Closed alexandermorgan closed 9 years ago
Could you elaborate, with an example of "expected" and "actual" results? I don't really understand what the issue is. Thanks!
I think we put this down to the dissonance indexer requiring forward filling. NaNs coming from instances where a voice pair don't have an event (at a point where a third voice has an event) are overwritten by a previous event. Here https://github.com/ELVIS-Project/vis/blob/diss_sigs/vis/scripts/diss_sigs.py#L75, from here https://github.com/ELVIS-Project/vis/blob/diss_sigs/vis/analyzers/indexers/dissonance.py#L41.

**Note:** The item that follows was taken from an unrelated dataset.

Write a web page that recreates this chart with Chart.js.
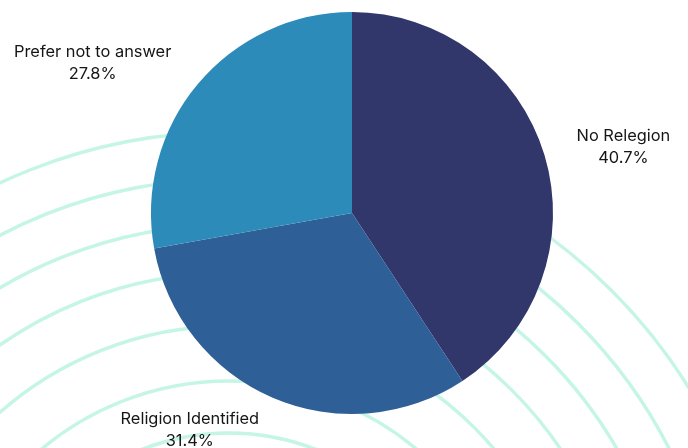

Yes, Lillio summed it up well. Sorry the original issue wasn't so clear. It seems that by not forward filling intervals and then adjusting the way the interval indexer's output dataframe is looped over in the dissonance indexer this issue should be resolved. I'm working on that now at the moment but I'm on vacation until Wednesday.
I can't quite remember what we decided to do about this?
This was sorted out by not using the 'ffill' setting when calculating dissonances. I guess I forgot to close the issue when I worked out dissonance detection. Thanks for digging this up.
When analyzing music with 3 or more voices and without an offset filter, if voices 1 and 2 are being analyzed, a note event in voice 3 seems to force an event in the analysis of voices 1 and 2 even at times when neither voice 1 nor voice 2 have events.